**Problem statement**
Repeat the lines below exactly as they appear, but leave out the images.

**Data excerpt**
::::::::::

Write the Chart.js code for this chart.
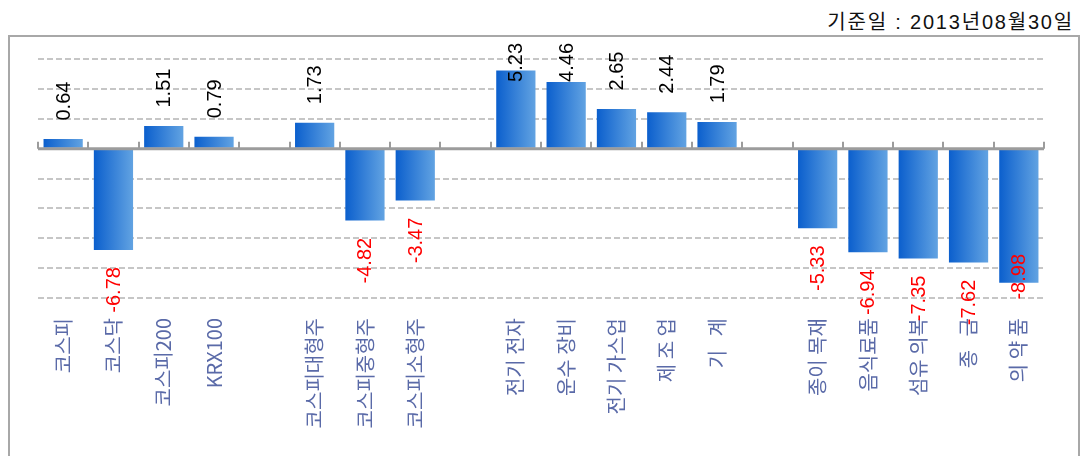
<!DOCTYPE html>
<html lang="ko">
  <head>
    <meta charset="UTF-8" />
    <title>업종별 등락률</title>
    <script src="https://cdn.jsdelivr.net/npm/chart.js@4"></script>
    <style>
      body {
        margin: 0;
        background: #fff;
        width: 1082px;
        height: 456px;
        overflow: hidden;
        position: relative;
      }
      #baseDate {
        position: absolute;
        right: 8px;
        top: 6px;
        font: 20px "Liberation Sans", "Noto Sans CJK KR", sans-serif;
        letter-spacing: 1.8px;
        color: #111;
      }
      #frame {
        position: absolute;
        left: 8px;
        top: 35px;
        width: 1068px;
        height: 440px;
        border: 2px solid #a8a8a8;
      }
      #wrap {
        position: absolute;
        left: 0;
        top: 0;
        width: 1082px;
        height: 456px;
      }
    </style>
  </head>
  <body>
    <div id="baseDate">기준일 : 2013년08월30일</div>
    <div id="frame"></div>
    <div id="wrap"><canvas id="rateChart"></canvas></div>

    <script>
      // 빈 칸('')은 그룹 사이 간격
      const categories = [
        "코스피", "코스닥", "코스피200", "KRX100", "",
        "코스피대형주", "코스피중형주", "코스피소형주", "",
        "전기 전자", "운수 장비", "전기 가스업", "제 조 업", "기   계", "",
        "종이 목재", "음식료품", "섬유 의복", "종   금", "의 약 품"
      ];
      const rates = [
        0.64, -6.78, 1.51, 0.79, null,
        1.73, -4.82, -3.47, null,
        5.23, 4.46, 2.65, 2.44, 1.79, null,
        -5.33, -6.94, -7.35, -7.62, -8.98
      ];
      const yTicks = { min: -10, max: 6, step: 2 };

      function barFill(ctx) {
        const chart = ctx.chart;
        const x = chart.scales.x;
        if (!x || !chart.chartArea) return "#2f7ad8";
        const cx = x.getPixelForValue(ctx.dataIndex);
        const half = (x.width / categories.length) * 0.39;
        const g = chart.ctx.createLinearGradient(cx - half, 0, cx + half, 0);
        g.addColorStop(0, "#0b5fcd");
        g.addColorStop(1, "#62a3e2");
        return g;
      }

      // 0 기준선과 눈금, 값 라벨
      const axisAndLabels = {
        id: "axisAndLabels",
        afterDatasetsDraw(chart) {
          const c = chart.ctx;
          const x = chart.scales.x;
          const y = chart.scales.y;
          const area = chart.chartArea;
          const y0 = y.getPixelForValue(0);
          const slot = x.width / categories.length;
          c.save();
          c.strokeStyle = "#9c9c9c";
          c.lineWidth = 3;
          c.beginPath();
          c.moveTo(x.left, y0);
          c.lineTo(x.right, y0);
          c.stroke();
          c.lineWidth = 2;
          for (let i = 0; i <= categories.length; i++) {
            const px = Math.round(x.left + slot * i);
            c.beginPath();
            c.moveTo(px, y0);
            c.lineTo(px, y0 - 7);
            c.stroke();
          }

          c.font = '20px "Liberation Sans", Arial, sans-serif';
          c.textAlign = "center";
          c.textBaseline = "middle";
          const meta = chart.getDatasetMeta(0);
          meta.data.forEach((bar, i) => {
            const v = rates[i];
            if (v === null) return;
            const txt = v.toFixed(2);
            const w = c.measureText(txt).width;
            let cy;
            if (v >= 0) {
              cy = Math.max(bar.y - 38, 43 + w / 2);
              c.fillStyle = "#000";
            } else {
              cy = bar.y + 40;
              if (cy + w / 2 > area.bottom + 30) cy = bar.y - 6;
              c.fillStyle = "#ff0000";
            }
            c.save();
            c.translate(bar.x, cy);
            c.rotate(-Math.PI / 2);
            c.fillText(txt, 0, 1);
            c.restore();
          });
          c.restore();
        }
      };

      new Chart(document.getElementById("rateChart"), {
        type: "bar",
        data: {
          labels: categories,
          datasets: [
            {
              data: rates,
              backgroundColor: barFill,
              borderWidth: 0,
              barPercentage: 0.78,
              categoryPercentage: 1
            }
          ]
        },
        options: {
          responsive: true,
          maintainAspectRatio: false,
          animation: false,
          layout: { padding: { left: 38, right: 38, top: 59, bottom: 0 } },
          plugins: {
            legend: { display: false },
            tooltip: { enabled: false }
          },
          scales: {
            x: {
              grid: { display: false },
              border: { display: false },
              afterFit(scale) {
                scale.height = 158;
              },
              ticks: {
                maxRotation: 90,
                minRotation: 90,
                autoSkip: false,
                padding: 12,
                color: "#5a6aa8",
                font: { family: '"Noto Sans CJK KR", sans-serif', size: 20 }
              }
            },
            y: {
              min: yTicks.min,
              max: yTicks.max,
              display: true,
              afterFit(scale) {
                scale.width = 0;
              },
              ticks: { display: false, stepSize: yTicks.step },
              border: { display: false, dash: [6, 3] },
              grid: {
                drawTicks: false,
                lineWidth: 2,
                color: (ctx) => (ctx.tick && ctx.tick.value === 0 ? "rgba(0,0,0,0)" : "#c6c6c6")
              }
            }
          }
        },
        plugins: [axisAndLabels]
      });
    </script>
  </body>
</html>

::::::::::

**Answer to the problem**
Write the Chart.js code for this chart.
<!DOCTYPE html>
<html lang="ko">
  <head>
    <meta charset="UTF-8" />
    <title>업종별 등락률</title>
    <script src="https://cdn.jsdelivr.net/npm/chart.js@4"></script>
    <style>
      body {
        margin: 0;
        background: #fff;
        width: 1082px;
        height: 456px;
        overflow: hidden;
        position: relative;
      }
      #baseDate {
        position: absolute;
        right: 8px;
        top: 6px;
        font: 20px "Liberation Sans", "Noto Sans CJK KR", sans-serif;
        letter-spacing: 1.8px;
        color: #111;
      }
      #frame {
        position: absolute;
        left: 8px;
        top: 35px;
        width: 1068px;
        height: 440px;
        border: 2px solid #a8a8a8;
      }
      #wrap {
        position: absolute;
        left: 0;
        top: 0;
        width: 1082px;
        height: 456px;
      }
    </style>
  </head>
  <body>
    <div id="baseDate">기준일 : 2013년08월30일</div>
    <div id="frame"></div>
    <div id="wrap"><canvas id="rateChart"></canvas></div>

    <script>
      // 빈 칸('')은 그룹 사이 간격
      const categories = [
        "코스피", "코스닥", "코스피200", "KRX100", "",
        "코스피대형주", "코스피중형주", "코스피소형주", "",
        "전기 전자", "운수 장비", "전기 가스업", "제 조 업", "기   계", "",
        "종이 목재", "음식료품", "섬유 의복", "종   금", "의 약 품"
      ];
      const rates = [
        0.64, -6.78, 1.51, 0.79, null,
        1.73, -4.82, -3.47, null,
        5.23, 4.46, 2.65, 2.44, 1.79, null,
        -5.33, -6.94, -7.35, -7.62, -8.98
      ];
      const yTicks = { min: -10, max: 6, step: 2 };

      function barFill(ctx) {
        const chart = ctx.chart;
        const x = chart.scales.x;
        if (!x || !chart.chartArea) return "#2f7ad8";
        const cx = x.getPixelForValue(ctx.dataIndex);
        const half = (x.width / categories.length) * 0.39;
        const g = chart.ctx.createLinearGradient(cx - half, 0, cx + half, 0);
        g.addColorStop(0, "#0b5fcd");
        g.addColorStop(1, "#62a3e2");
        return g;
      }

      // 0 기준선과 눈금, 값 라벨
      const axisAndLabels = {
        id: "axisAndLabels",
        afterDatasetsDraw(chart) {
          const c = chart.ctx;
          const x = chart.scales.x;
          const y = chart.scales.y;
          const area = chart.chartArea;
          const y0 = y.getPixelForValue(0);
          const slot = x.width / categories.length;
          c.save();
          c.strokeStyle = "#9c9c9c";
          c.lineWidth = 3;
          c.beginPath();
          c.moveTo(x.left, y0);
          c.lineTo(x.right, y0);
          c.stroke();
          c.lineWidth = 2;
          for (let i = 0; i <= categories.length; i++) {
            const px = Math.round(x.left + slot * i);
            c.beginPath();
            c.moveTo(px, y0);
            c.lineTo(px, y0 - 7);
            c.stroke();
          }

          c.font = '20px "Liberation Sans", Arial, sans-serif';
          c.textAlign = "center";
          c.textBaseline = "middle";
          const meta = chart.getDatasetMeta(0);
          meta.data.forEach((bar, i) => {
            const v = rates[i];
            if (v === null) return;
            const txt = v.toFixed(2);
            const w = c.measureText(txt).width;
            let cy;
            if (v >= 0) {
              cy = Math.max(bar.y - 38, 43 + w / 2);
              c.fillStyle = "#000";
            } else {
              cy = bar.y + 40;
              if (cy + w / 2 > area.bottom + 30) cy = bar.y - 6;
              c.fillStyle = "#ff0000";
            }
            c.save();
            c.translate(bar.x, cy);
            c.rotate(-Math.PI / 2);
            c.fillText(txt, 0, 1);
            c.restore();
          });
          c.restore();
        }
      };

      new Chart(document.getElementById("rateChart"), {
        type: "bar",
        data: {
          labels: categories,
          datasets: [
            {
              data: rates,
              backgroundColor: barFill,
              borderWidth: 0,
              barPercentage: 0.78,
              categoryPercentage: 1
            }
          ]
        },
        options: {
          responsive: true,
          maintainAspectRatio: false,
          animation: false,
          layout: { padding: { left: 38, right: 38, top: 59, bottom: 0 } },
          plugins: {
            legend: { display: false },
            tooltip: { enabled: false }
          },
          scales: {
            x: {
              grid: { display: false },
              border: { display: false },
              afterFit(scale) {
                scale.height = 158;
              },
              ticks: {
                maxRotation: 90,
                minRotation: 90,
                autoSkip: false,
                padding: 12,
                color: "#5a6aa8",
                font: { family: '"Noto Sans CJK KR", sans-serif', size: 20 }
              }
            },
            y: {
              min: yTicks.min,
              max: yTicks.max,
              display: true,
              afterFit(scale) {
                scale.width = 0;
              },
              ticks: { display: false, stepSize: yTicks.step },
              border: { display: false, dash: [6, 3] },
              grid: {
                drawTicks: false,
                lineWidth: 2,
                color: (ctx) => (ctx.tick && ctx.tick.value === 0 ? "rgba(0,0,0,0)" : "#c6c6c6")
              }
            }
          }
        },
        plugins: [axisAndLabels]
      });
    </script>
  </body>
</html>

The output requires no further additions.